Hillary’s answer to American discontent is a familiar litany of left-liberalism, while conservative scholars outline a post-Trump intellectual revival.

Sometimes U.S. presidential elections confront Americans with a choice between starkly different political visions, not just leaders and parties. The elections of 1800, 1860, 1912, and 1932, for example, were truly pivotal contests that altered the nation’s democratic trajectory.

The 2016 election doesn’t fall into that category. It’s more a clash of personalities than ideas. That mainly reflects Donald Trump’s grab-bag demagoguery and inability to offer voters anything like a coherent governing agenda. But it also stems from Hillary Clinton’s lack of policy ambition and dogged incrementalism. The result is a not-so-great debate that turns on the candidates’ personal foibles rather than the urgent issues before the country.

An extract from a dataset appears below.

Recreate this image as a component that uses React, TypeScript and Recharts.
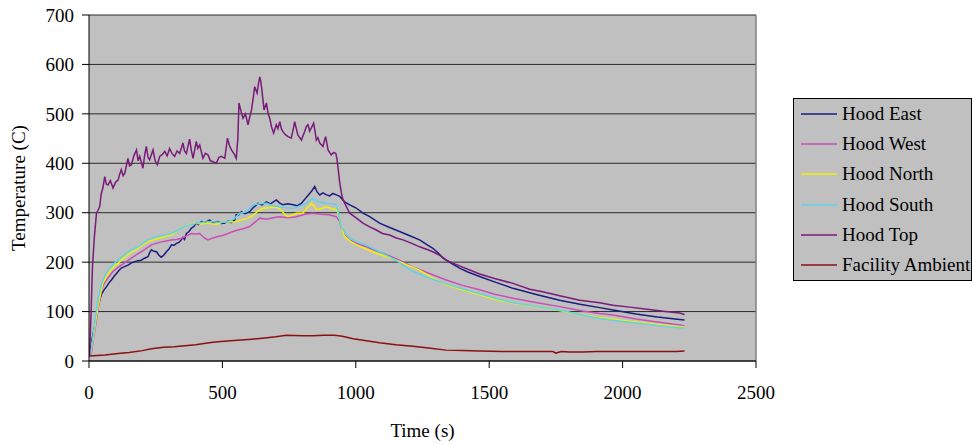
import React from 'react';
import { LineChart, Line, XAxis, YAxis, CartesianGrid, Legend, ReferenceLine, Label } from 'recharts';

const FONT = '"Liberation Serif", "Times New Roman", serif';

const xTicks = [0, 500, 1000, 1500, 2000, 2500];
const yTicks = [0, 100, 200, 300, 400, 500, 600, 700];

const hoodEast: [number, number][] = [
  [2, 12], [10, 40], [21, 69], [34, 110], [46, 134], [55, 143], [65, 150], [75, 158], [84, 164], [95, 172], [103, 177],
  [112, 183], [121, 188], [133, 191], [146, 194], [158, 198], [171, 201], [184, 203], [196, 204], [208, 208], [221, 211],
  [228, 220], [234, 225], [243, 222], [253, 221], [262, 214], [271, 210], [280, 214], [290, 221], [299, 226], [309, 235],
  [318, 234], [328, 238], [337, 240], [346, 245], [352, 250], [358, 246], [365, 258], [375, 262], [384, 269], [393, 272],
  [402, 279], [410, 276], [421, 282], [433, 280], [452, 285], [465, 280], [483, 282], [496, 278], [509, 279], [521, 283],
  [534, 280], [546, 285], [552, 296], [560, 295], [571, 302], [585, 298], [602, 302], [615, 310], [634, 319], [648, 316],
  [665, 322], [680, 318], [702, 326], [714, 320], [727, 316], [745, 318], [765, 316], [780, 314], [796, 319], [810, 328],
  [827, 339], [836, 345], [846, 353], [855, 342], [865, 336], [877, 340], [890, 336], [902, 334], [914, 339], [927, 336],
  [940, 333], [958, 322], [977, 316], [1000, 310], [1027, 299], [1052, 292], [1089, 279], [1127, 270], [1164, 262],
  [1200, 254], [1239, 245], [1265, 236], [1289, 228], [1310, 218], [1327, 208], [1360, 197], [1389, 188], [1420, 180],
  [1464, 171], [1520, 160], [1589, 147], [1680, 134], [1764, 123], [1840, 115], [1914, 108], [1964, 103], [2050, 95],
  [2130, 89], [2214, 84], [2232, 83],
];

const hoodWest: [number, number][] = [
  [4, 10], [9, 16], [18, 50], [28, 83], [37, 115], [46, 144], [55, 155], [65, 164], [78, 173], [90, 181], [105, 188],
  [121, 194], [140, 201], [159, 208], [178, 215], [196, 221], [215, 228], [234, 235], [252, 238], [271, 241], [290, 243],
  [309, 245], [328, 246], [346, 248], [365, 253], [384, 258], [400, 257], [415, 258], [430, 250], [446, 245], [465, 249],
  [483, 252], [500, 254], [521, 258], [540, 262], [558, 265], [580, 268], [602, 272], [620, 280], [640, 289], [665, 287],
  [690, 290], [715, 292], [745, 290], [777, 292], [810, 297], [839, 299], [870, 297], [900, 296], [927, 292], [940, 282],
  [946, 269], [958, 256], [977, 245], [1002, 238], [1040, 231], [1075, 223], [1102, 218], [1164, 204], [1214, 190],
  [1239, 185], [1290, 174], [1339, 164], [1400, 153], [1464, 144], [1520, 135], [1589, 127], [1680, 118], [1764, 110],
  [1850, 101], [1914, 96], [1964, 93], [2050, 85], [2130, 79], [2214, 73], [2232, 71],
];

const hoodNorth: [number, number][] = [
  [4, 10], [15, 43], [25, 80], [34, 110], [43, 135], [52, 157], [65, 170], [78, 181], [93, 190], [109, 198], [128, 207],
  [146, 215], [165, 222], [184, 228], [202, 235], [221, 241], [240, 245], [259, 248], [284, 252], [309, 255], [328, 262],
  [346, 269], [370, 274], [396, 279], [420, 277], [446, 279], [475, 276], [509, 282], [540, 281], [571, 285], [590, 288],
  [609, 292], [630, 302], [652, 309], [675, 310], [702, 312], [720, 305], [735, 296], [746, 292], [760, 295], [777, 299],
  [802, 299], [815, 308], [833, 319], [845, 312], [852, 306], [870, 308], [890, 312], [910, 308], [927, 306], [935, 298],
  [940, 285], [948, 268], [958, 252], [980, 242], [1002, 235], [1040, 226], [1077, 218], [1115, 211], [1152, 204],
  [1190, 195], [1239, 184], [1290, 167], [1339, 154], [1400, 144], [1464, 134], [1520, 125], [1589, 117], [1650, 112],
  [1714, 107], [1800, 98], [1914, 88], [2000, 82], [2100, 76], [2180, 71], [2232, 69],
];

const hoodSouth: [number, number][] = [
  [4, 10], [15, 49], [25, 90], [34, 123], [43, 148], [52, 164], [65, 178], [78, 188], [93, 197], [109, 204], [128, 213],
  [146, 221], [165, 226], [184, 231], [202, 238], [221, 245], [240, 249], [259, 252], [284, 255], [309, 258], [335, 265],
  [359, 272], [385, 276], [409, 279], [435, 281], [459, 282], [490, 280], [521, 282], [545, 288], [565, 299], [590, 302],
  [615, 316], [640, 318], [665, 319], [690, 314], [715, 312], [740, 310], [765, 309], [790, 313], [815, 319], [828, 325],
  [839, 329], [860, 322], [890, 319], [910, 318], [927, 316], [935, 300], [940, 285], [946, 272], [965, 255], [990, 245],
  [1020, 238], [1052, 231], [1089, 221], [1150, 204], [1214, 181], [1280, 167], [1339, 156], [1400, 146], [1464, 136],
  [1530, 126], [1589, 118], [1680, 110], [1764, 103], [1850, 93], [1914, 86], [2000, 80], [2100, 74], [2180, 69],
  [2232, 67],
];

const hoodTop: [number, number][] = [
  [2, 12], [8, 100], [13, 191], [20, 250], [28, 299], [34, 305], [40, 312], [46, 339], [52, 350], [59, 373], [65, 358],
  [71, 356], [80, 365], [90, 350], [100, 362], [109, 366], [115, 378], [121, 387], [128, 375], [134, 380], [146, 410],
  [152, 395], [159, 397], [168, 415], [178, 427], [184, 405], [190, 414], [202, 390], [209, 418], [215, 434], [221, 412],
  [227, 407], [240, 427], [248, 405], [256, 397], [265, 414], [275, 418], [284, 424], [293, 415], [302, 430], [311, 420],
  [321, 414], [330, 425], [340, 420], [352, 441], [358, 425], [365, 420], [377, 449], [384, 425], [390, 410], [402, 444],
  [408, 430], [415, 437], [427, 410], [436, 420], [446, 417], [455, 405], [465, 403], [477, 400], [487, 412], [496, 414],
  [509, 410], [519, 451], [527, 435], [534, 427], [545, 418], [552, 410], [558, 451], [562, 522], [570, 505], [577, 491],
  [586, 500], [596, 478], [603, 495], [609, 508], [615, 530], [621, 555], [630, 542], [635, 560], [640, 575], [644, 565],
  [648, 548], [656, 508], [665, 522], [671, 501], [678, 490], [684, 474], [692, 461], [702, 478], [708, 470], [715, 484],
  [721, 470], [727, 464], [736, 458], [746, 454], [758, 451], [764, 465], [771, 484], [777, 470], [783, 457], [790, 452],
  [796, 447], [808, 464], [815, 475], [821, 478], [827, 465], [833, 471], [842, 481], [848, 462], [852, 447], [858, 452],
  [865, 441], [877, 434], [882, 445], [887, 454], [896, 427], [902, 422], [908, 417], [918, 422], [925, 420], [929, 410],
  [933, 393], [940, 360], [946, 340], [952, 326], [965, 312], [977, 299], [1000, 290], [1027, 279], [1050, 272],
  [1077, 265], [1100, 258], [1127, 255], [1152, 249], [1177, 245], [1210, 238], [1239, 231], [1270, 225], [1289, 221],
  [1320, 212], [1339, 204], [1364, 198], [1400, 190], [1432, 183], [1464, 176], [1520, 167], [1589, 157], [1652, 145],
  [1700, 140], [1764, 132], [1839, 123], [1914, 118], [1964, 113], [2027, 109], [2100, 104], [2160, 100], [2214, 97],
  [2232, 94],
];

const facilityAmbient: [number, number][] = [
  [0, 10], [30, 11], [60, 12], [109, 15], [150, 17], [200, 21], [234, 25], [280, 28], [320, 29], [359, 31], [400, 33],
  [450, 37], [483, 39], [530, 41], [609, 44], [650, 46], [700, 49], [740, 52], [800, 51], [839, 51], [880, 52], [920, 52],
  [950, 50], [990, 45], [1040, 41], [1089, 37], [1150, 33], [1214, 30], [1280, 26], [1339, 22], [1400, 21], [1464, 20],
  [1550, 19], [1650, 19], [1739, 19], [1750, 16], [1770, 19], [1800, 18], [1850, 18], [1902, 19], [2000, 19], [2100, 19],
  [2200, 19], [2232, 20],
];

const seriesNames = ['Hood East', 'Hood West', 'Hood North', 'Hood South', 'Hood Top', 'Facility Ambient'];
const seriesColors = ['#1c1c80', '#cc4cb8', '#f2f200', '#5ed2e6', '#7a1a7a', '#8b1010'];
const seriesValues = [hoodEast, hoodWest, hoodNorth, hoodSouth, hoodTop, facilityAmbient];

const series = seriesNames.map((name, i) => ({
  name,
  color: seriesColors[i],
  data: seriesValues[i].map(([t, v]) => ({ t, v })),
}));

const LegendBox = () => (
  <div
    style={{
      width: 179,
      height: 183,
      boxSizing: 'border-box',
      background: '#C0C0C0',
      border: '1px solid #000',
      fontFamily: FONT,
      fontSize: 19,
      color: '#000',
    }}
  >
    {series.map((s) => (
      <div key={s.name} style={{ height: 30.2, display: 'flex', alignItems: 'center', whiteSpace: 'nowrap' }}>
        <svg width={36} height={4} style={{ marginLeft: 7, marginRight: 5, flex: 'none' }}>
          <line x1={0} y1={2} x2={36} y2={2} stroke={s.color} strokeWidth={1.5} />
        </svg>
        <span>{s.name}</span>
      </div>
    ))}
  </div>
);

const YLabel = (props: any) => {
  const vb = props.viewBox || { x: 0, y: 15, width: 89, height: 346 };
  const x = vb.x + 18;
  const y = vb.y + vb.height / 2;
  return (
    <text
      x={x}
      y={y}
      transform={`rotate(-90 ${x} ${y})`}
      textAnchor="middle"
      dominantBaseline="central"
      fontFamily={FONT}
      fontSize={19}
      fill="#000"
    >
      Temperature (C)
    </text>
  );
};

export default function App() {
  const tickStyle = { fill: '#000', fontSize: 19, fontFamily: FONT };
  return (
    <div style={{ position: 'absolute', left: 0, top: 0, width: 972, height: 444, background: '#fff' }}>
      <LineChart width={972} height={444} margin={{ top: 15, right: 216, bottom: 0, left: 0 }}>
        <CartesianGrid horizontal vertical={false} stroke="#2a2a2a" fill="#C0C0C0" fillOpacity={1} />
        <ReferenceLine x={2500} stroke="#808080" strokeWidth={1.5} />
        <XAxis
          type="number"
          dataKey="t"
          domain={[0, 2500]}
          ticks={xTicks}
          interval={0}
          allowDataOverflow
          height={83}
          stroke="#000"
          tickLine={{ stroke: '#000' }}
          tick={tickStyle}
          tickSize={7}
          tickMargin={18}
        >
          <Label value="Time (s)" position="insideBottom" offset={7} style={{ fontSize: 19, fontFamily: FONT, fill: '#000' }} />
        </XAxis>
        <YAxis
          type="number"
          domain={[0, 700]}
          ticks={yTicks}
          interval={0}
          allowDataOverflow
          width={89}
          stroke="#000"
          tickLine={{ stroke: '#000' }}
          tick={tickStyle}
          tickSize={7}
          tickMargin={8}
        >
          <Label content={YLabel} />
        </YAxis>
        {series.map((s) => (
          <Line
            key={s.name}
            data={s.data}
            dataKey="v"
            name={s.name}
            type="linear"
            stroke={s.color}
            strokeWidth={1.5}
            dot={false}
            isAnimationActive={false}
          />
        ))}
        <Legend
          layout="vertical"
          align="center"
          verticalAlign="middle"
          wrapperStyle={{ left: 793, top: 98, width: 179, height: 183 }}
          content={() => <LegendBox />}
        />
      </LineChart>
    </div>
  );
}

That’s not to say the race lacks big ideas. Indeed, there are plenty of them—but they tend to be epically bad ideas. Here again Trump is the prime offender, with his calls for a “beautiful” border wall, mass deportations, the use of torture, bans on Muslim refugees, and a trade war with China. Trump is exploiting white working-class grievances and prejudices with all the subtlety of a hammerhead shark, in the process resurrecting such long-discredited concepts as nativism, protectionism, and “America First” isolationism.